Cette mise en circulation des données n’est pas toujours simple : • L’organisation hiérarchique des équipes de soin amène à une gestion différenciée des accès aux données, dont certaines sont utiles à la réalisation du travail et à la coordination entre professionnels : l’accès aux données n’est plus simplement un enjeu juridique mais aussi une problématique managériale. • Le manque de transparence sur le fonctionnement des systèmes d’information amène les professionnels à alimenter des logiciels en informations dont ils ne connaissent ni la destination, ni l’usage final : cette connaissance partielle génère tant des interrogations sur la fiabilité des données saisies, que des transmissions « doublonnées » (DPI et mail par exemple) pour assurer leur accès aux destinataires. • Entre sécurisation des données et pratique effective du soin, de nombreuses tensions se développent obligeant à « rematérialiser » les données : zones blanches, crainte de pannes, impossibilité de mise à jour en temps réel des logiciels, etc. Elles amènent à doubler en papier les documents nécessaires à l’activité de soin. • Les dispositifs numériques ne fonctionnent pas de façon autonome et exigent un travail de coordination continu à différentes échelles pour organisation leur usage et pour organiser leur cohabitation avec d’autres supports d’informations. Ainsi, les outils numériques font l’objet d’usages détournés en fonction des besoins des professionnels et des établissements, et sont coordonnées via des processus informels. • Du point de vue des patients, ces outils numériques et leur accès restent un angle mort : on constate donc qu’un grand nombre de documents sont encore imprimés pour être transmis aux patients. • Derrière la coordination de l’activité dans et entre les établissements, l’interopérabilité est souvent posée comme une condition de réussite.

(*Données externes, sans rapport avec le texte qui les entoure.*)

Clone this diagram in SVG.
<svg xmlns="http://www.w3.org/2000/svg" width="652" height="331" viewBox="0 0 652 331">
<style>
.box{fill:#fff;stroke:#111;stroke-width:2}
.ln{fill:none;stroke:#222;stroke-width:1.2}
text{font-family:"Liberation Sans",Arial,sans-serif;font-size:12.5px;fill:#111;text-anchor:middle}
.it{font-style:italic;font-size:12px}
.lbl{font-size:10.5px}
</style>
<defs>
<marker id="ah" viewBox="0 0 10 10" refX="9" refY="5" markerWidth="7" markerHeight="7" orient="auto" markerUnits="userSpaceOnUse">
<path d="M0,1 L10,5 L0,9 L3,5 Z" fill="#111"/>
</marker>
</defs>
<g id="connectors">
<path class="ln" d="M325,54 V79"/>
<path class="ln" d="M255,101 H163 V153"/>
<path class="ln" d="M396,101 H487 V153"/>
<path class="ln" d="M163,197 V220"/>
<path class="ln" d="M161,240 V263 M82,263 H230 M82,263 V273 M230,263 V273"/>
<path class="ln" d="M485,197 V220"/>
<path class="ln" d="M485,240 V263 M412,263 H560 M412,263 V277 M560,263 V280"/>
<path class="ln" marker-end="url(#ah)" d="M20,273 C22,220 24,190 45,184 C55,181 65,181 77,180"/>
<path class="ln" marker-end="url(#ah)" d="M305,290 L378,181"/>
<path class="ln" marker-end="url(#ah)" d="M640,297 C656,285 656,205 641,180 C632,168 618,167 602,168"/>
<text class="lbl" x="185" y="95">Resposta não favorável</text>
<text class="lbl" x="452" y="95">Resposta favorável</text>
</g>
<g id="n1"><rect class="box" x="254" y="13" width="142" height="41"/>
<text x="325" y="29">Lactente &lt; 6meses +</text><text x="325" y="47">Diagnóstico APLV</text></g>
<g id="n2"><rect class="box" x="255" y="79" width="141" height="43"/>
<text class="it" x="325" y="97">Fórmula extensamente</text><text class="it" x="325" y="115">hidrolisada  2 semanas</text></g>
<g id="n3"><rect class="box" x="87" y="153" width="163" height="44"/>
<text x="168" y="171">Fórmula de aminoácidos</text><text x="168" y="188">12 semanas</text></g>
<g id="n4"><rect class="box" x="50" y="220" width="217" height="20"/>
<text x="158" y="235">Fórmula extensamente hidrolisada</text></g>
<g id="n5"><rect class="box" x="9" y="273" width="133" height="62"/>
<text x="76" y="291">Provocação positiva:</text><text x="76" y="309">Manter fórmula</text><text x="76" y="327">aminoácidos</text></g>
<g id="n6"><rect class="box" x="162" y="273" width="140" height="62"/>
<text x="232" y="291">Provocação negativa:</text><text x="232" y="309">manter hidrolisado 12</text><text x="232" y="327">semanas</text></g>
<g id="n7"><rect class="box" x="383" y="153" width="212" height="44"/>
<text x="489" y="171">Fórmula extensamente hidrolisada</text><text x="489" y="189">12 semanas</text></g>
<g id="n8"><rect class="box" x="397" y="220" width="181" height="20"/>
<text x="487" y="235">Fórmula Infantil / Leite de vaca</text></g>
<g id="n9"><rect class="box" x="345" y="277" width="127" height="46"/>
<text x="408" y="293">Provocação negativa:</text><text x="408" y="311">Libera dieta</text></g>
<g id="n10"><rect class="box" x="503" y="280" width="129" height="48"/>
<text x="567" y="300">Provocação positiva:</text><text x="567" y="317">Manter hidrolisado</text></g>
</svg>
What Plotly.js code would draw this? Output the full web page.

Or, cette interopérabilité suppose une uniformisation des langages tant professionnels que techniques et cela se heurte à de nombreuses difficultés : des enjeux techniques, juridiques (protection des données et secret professionnel) et socio-organisationnels qui risqueraient de mener à une standardisation du travail pour répondre aux exigences des outils numériques.
Le soin est redéfini par les technologies numériques qui reconfigurent l’activité, non pas parce que le numérique est nouveau et innovant, mais parce que les processus organisationnels et juridiques que nécessitent sa mise en place défient le soin tel qu’il est pensé et organisé. Les formes numérisées du travail administratif semblent donc (ré-)interroger la définition du soin et les frontières entre les différentes professions : ce qu’ils peuvent renseigner ou non, partager ou non, selon quels critères, etc. Ces débats ont des répercussions directes sur le travail : les flous organisationnels et juridiques entraînent la modification des pratiques d’écriture tant dans leur contenu que dans leur forme, et mènent à un lissage rédactionnel source d’empêchements pour les professionnel.les et leur coordination.
[1] Le DPI/DUI est un type de logiciel professionnel (progiciel) permettant de centraliser les dossiers des patients ainsi que les outils d’organisation de l’activité professionnelle autour de chaque patient.